ChatGPT o1-preview - Model behavior changes

Has anyone noticed a regression in o1-preview during the last few days ? Specifically the output is very generic similar to early days of gpt 3.5 for summarization and ideation use cases. For complex reasoning, I find the playground is providing a better response compared to the ChatGPT interface.
for ex: summarize 5 takeaways from responses are pretty basic

2 Likes

Yeah, I did. o1-preview used to work great and was stress-free, but starting a few days ago, I began experiencing instances where I had to repeat the instructions and becoming irritated.

1 Like

Same here. :face_with_diagonal_mouth:
It’s very frustrating. It’s taking only 2 or 3 seconds, which is far too little for such a complex prompt request.

Right when I need the model’s capabilities the most.

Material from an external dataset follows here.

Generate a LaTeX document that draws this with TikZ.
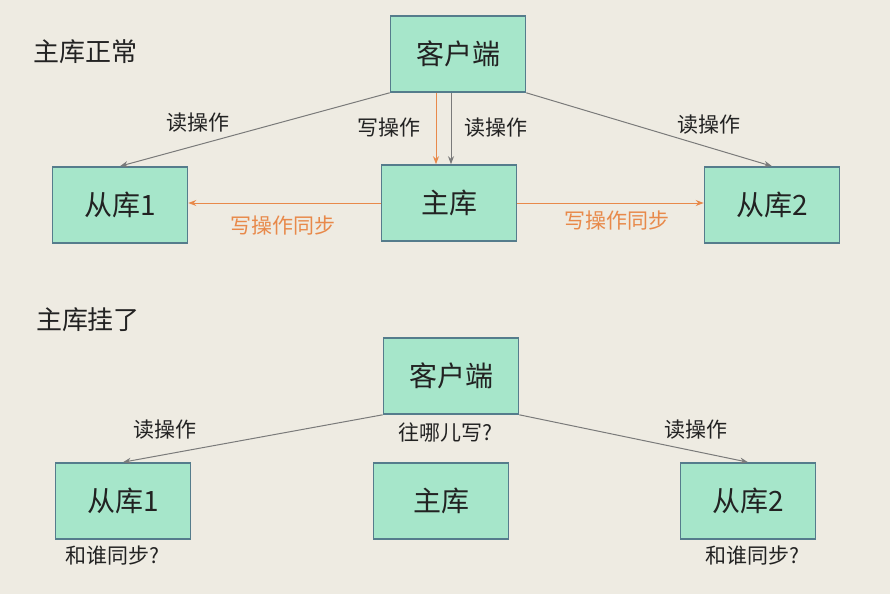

What worries me even more is that I have just over 10 usage caps left, and my renewal won’t happen until December 9th.

I really wish OpenAI would consider allowing an early reset of the usage caps, especially since we’re wasting what little we have on responses that don’t meet expectations.

@SamAltman :pray:

1 Like

aha , I am speculating but o1 just got delivered behind a ChatGPT Pro subscription of $200 :slight_smile: so the $20 o1-preview regressed - a strategy play akin to Apple iPhones.

@kavitatipnis Yeah… that´s it. :face_with_diagonal_mouth:

Yes, indeed, :cry:

o1 now takes 3-4 seconds to output bad response for the prompt that previous o1-preview used to take 35-40 secs and produce very accurate content (in terms of reasoning capabilities of the models) .

1 Like

Same problem

OpenAI had been the best, until they did this… (((

Having the same exact problem. For example, I asked o1-preview a very complex question about what a C program (with complex bit manipulation) was doing to some input data. It provided a thorough response (even though some parts were incorrect) that took 1 minute and 46 seconds to “reason” about. The same prompt fed into the o1 model took only 9 seconds to reason about, and got everything, wrong. The response felt exactly like the output of the normal 4o model.

I think that they kept o1-mini as the low-end model, changed the o1-preview we used to the high end, and created a new, less powerful model to be the middle ground. However, after using it, it seems to be closer to o1-mini’s power.

One thing I have noticed is it began following my custom instructions very heavily and strictly, and doesn’t refuse prompts in a moral gray area.

Yes , I think this change makes it imperative to " think" what are the use cases for higher order reasoning ? General Knowledge Q&A aka search perhaps doesn’t need the $200 o1-reasoning but can do well with 4o-mini however a use case such as a Research Assistant (agentic) that is doing drug discovery needs a higher order reasoning. Meanwhile, software programming in most part is templatized - there is a deterministic way of writing code and very limited “chain of thought” but more of take action ( tools) type of use cases can be done reasonably by the 4o and o1 API’s. For the complex programming use cases which requires “deep” domain knowledge in your instance - C programming perhaps a combination of prompt engineering with examples + fine tuning may yield better results in the short run cost effectively.